The Central Bank of Nigeria (CBN) has directed banks and other financial institutions to submit monthly reports on failed electronic transactions across digital channels, as part of new compliance measures introduced in its revised Guide to Charges.

The directive was contained in a circular titled Exposure Draft of the Guide to Charges by Banks and Other Financial Institutions in Nigeria, 2026 (The Guide) and signed by the Director of the Financial Policy and Regulation Department, Mrs Rita Sike.

According to the apex bank, Chief Compliance Officers and Heads of Information Technology in financial institutions are required to jointly render electronic reports of all failed transactions conducted via Automated Teller Machines, Point of Sale terminals, mobile channels, web platforms, and other electronic systems.

The circular read, “The Chief Compliance Officer and Head Information Technology shall jointly render monthly reports electronically, of all failed electronic transactions via various e-channels (ATM, PoS, mobile, web/internet and related channels) that originate or terminate in the institution.”

The reports are to be submitted to designated CBN email addresses, reinforcing the regulator’s push for stricter monitoring of service failures across the banking system.
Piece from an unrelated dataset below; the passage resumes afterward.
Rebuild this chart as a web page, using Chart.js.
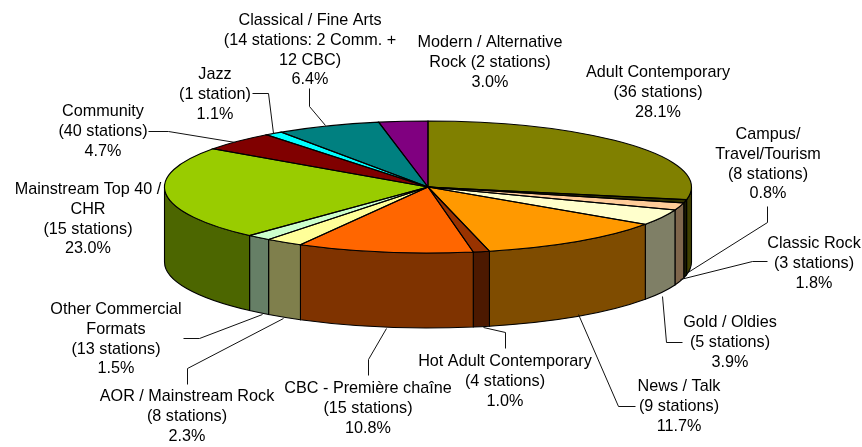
<!DOCTYPE html>
<html>
<head>
<meta charset="utf-8">
<style>
  html,body{margin:0;padding:0;background:#fff;}
  #wrap{width:862px;height:447px;}
</style>
<script src="https://cdn.jsdelivr.net/npm/chart.js@4"></script>
</head>
<body>
<div id="wrap"><canvas id="chart" width="862" height="447"></canvas></div>
<script>
const categories = ['Adult Contemporary','Campus/Travel/Tourism','Classic Rock','Gold / Oldies','News / Talk','Hot Adult Contemporary','CBC - Première chaîne','AOR / Mainstream Rock','Other Commercial Formats','Mainstream Top 40 / CHR','Community','Jazz','Classical / Fine Arts','Modern / Alternative Rock'];
const shares = [28.1,0.8,1.8,3.9,11.7,1.0,10.8,2.3,1.5,23.0,4.7,1.1,6.4,3.0];
const labelLines = [
  ['Adult Contemporary','(36 stations)'],
  ['Campus/','Travel/Tourism','(8 stations)'],
  ['Classic Rock','(3 stations)'],
  ['Gold / Oldies','(5 stations)'],
  ['News / Talk','(9 stations)'],
  ['Hot Adult Contemporary','(4 stations)'],
  ['CBC - Première chaîne','(15 stations)'],
  ['AOR / Mainstream Rock','(8 stations)'],
  ['Other Commercial','Formats','(13 stations)'],
  ['Mainstream Top 40 /','CHR','(15 stations)'],
  ['Community','(40 stations)'],
  ['Jazz','(1 station)'],
  ['Classical / Fine Arts','(14 stations: 2 Comm. +','12 CBC)'],
  ['Modern / Alternative','Rock (2 stations)']
];
const colors = ['#808000','#333300','#FFCC99','#FFFFCC','#FF9900','#993300','#FF6600','#FFFF99','#CCFFCC','#99CC00','#800000','#00FFFF','#008080','#800080'];

// pie projection, in px
const view = { cx:428, cy:187, rx:263.5, ry:66, depth:75 };
// label centre x and first line y, same order as categories
const labelAt = [[658,73],[768,135],[814,244],[730,323],[679,387],[505,362],[368,389],[187,397],[116,310],[88,190],[103,112],[215,75],[310,21],[490,43]];
const lineStep = 19.6;
// leader lines, null where the label has none
const leaders = [
  null,
  [[767,206],[767,222],[686,273]],
  [[767,261],[752,261],[680,279]],
  [[662,296],[666,342],[682,342]],
  [[578,314],[618,406],[635,406]],
  [[483,327],[505,332],[505,348]],
  [[386,328],[368,359],[368,375]],
  [[283,318],[187,368],[187,384]],
  [[262,314],[199,338],[183,338]],
  null,
  [[148,131],[168,131],[235,142]],
  [[252,93],[268,93],[273,133]],
  [[309,88],[309,106],[325,125]],
  null
];

const half = (hex)=>{
  const n = parseInt(hex.slice(1),16);
  return `rgb(${(n>>16)>>1},${((n>>8)&255)>>1},${(n&255)>>1})`;
};

const pie3d = {
  id:'pie3d',
  beforeDatasetsDraw(chart){
    const {ctx} = chart, v = view;
    const arcs = chart.getDatasetMeta(0).data;
    // side wall, only the front half of the rim shows
    ctx.save();
    ctx.lineWidth = 1.1;
    ctx.strokeStyle = '#000';
    arcs.forEach((a,i)=>{
      const s = Math.max(a.startAngle,0), e = Math.min(a.endAngle,Math.PI);
      if(e<=s) return;
      ctx.beginPath();
      ctx.ellipse(v.cx,v.cy,v.rx,v.ry,0,s,e);
      ctx.ellipse(v.cx,v.cy+v.depth,v.rx,v.ry,0,e,s,true);
      ctx.closePath();
      ctx.fillStyle = half(colors[i]);
      ctx.fill();
      ctx.stroke();
    });
    ctx.restore();
    // squash the round pie into the top ellipse
    const a0 = arcs[0];
    ctx.save();
    ctx.translate(v.cx,v.cy);
    ctx.scale(v.rx/a0.outerRadius,v.ry/a0.outerRadius);
    ctx.translate(-a0.x,-a0.y);
  },
  afterDatasetsDraw(chart){
    const {ctx} = chart, v = view;
    ctx.restore();
    ctx.save();
    ctx.lineWidth = 1.1;
    ctx.strokeStyle = '#000';
    chart.getDatasetMeta(0).data.forEach((a)=>{
      ctx.beginPath();
      ctx.moveTo(v.cx,v.cy);
      ctx.ellipse(v.cx,v.cy,v.rx,v.ry,0,a.startAngle,a.endAngle);
      ctx.closePath();
      ctx.stroke();
    });
    // leaders
    ctx.lineWidth = 1;
    ctx.strokeStyle = '#111';
    leaders.forEach((pts)=>{
      if(!pts) return;
      ctx.beginPath();
      pts.forEach(([x,y],k)=> k ? ctx.lineTo(x+.5,y+.5) : ctx.moveTo(x+.5,y+.5));
      ctx.stroke();
    });
    // labels
    ctx.fillStyle = '#000';
    ctx.font = '16.2px "Liberation Sans", Arial, sans-serif';
    ctx.textAlign = 'center';
    ctx.textBaseline = 'middle';
    labelLines.forEach((lines,i)=>{
      const all = lines.concat(shares[i].toFixed(1)+'%');
      all.forEach((t,k)=> ctx.fillText(t,labelAt[i][0],labelAt[i][1]+k*lineStep));
    });
    ctx.restore();
  }
};

new Chart(document.getElementById('chart'),{
  type:'pie',
  data:{ labels:categories, datasets:[{ data:shares, backgroundColor:colors, borderWidth:0 }] },
  options:{
    responsive:false,
    animation:false,
    plugins:{ legend:{display:false}, tooltip:{enabled:false} }
  },
  plugins:[pie3d]
});
</script>
</body>
</html>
Beyond the reporting requirement, the CBN also introduced broader accountability measures, placing responsibility on top management of financial institutions to ensure strict adherence to the new guide.

Executive Compliance Officers or Managing Directors are mandated to cascade compliance expectations across all business units and ensure that banking systems are configured to apply only approved charges.

Specifically, the regulator directed that Heads of Information Technology must ensure that “all systems configurations only capture and allow posting of charges as permitted and described in this Guide,” while Chief Compliance Officers are to monitor strict compliance with the framework.

The revised guide, effective May 1, 2026, replaces the 2020 version and provides a comprehensive framework for charges across banking and other financial services.

The CBN explained that the review was aimed at promoting a safe and sound financial system, encouraging innovation, and expanding financial inclusion through lower tariffs on micropayments and transactions.

It added that the revised framework would strengthen oversight and accountability, encourage the adoption of electronic payment channels, and accommodate new industry participants.

Business Post also reported that the regulator has raised ATM card fees by 50 per cent to N1,500 and scrapped the monthly maintenance charge.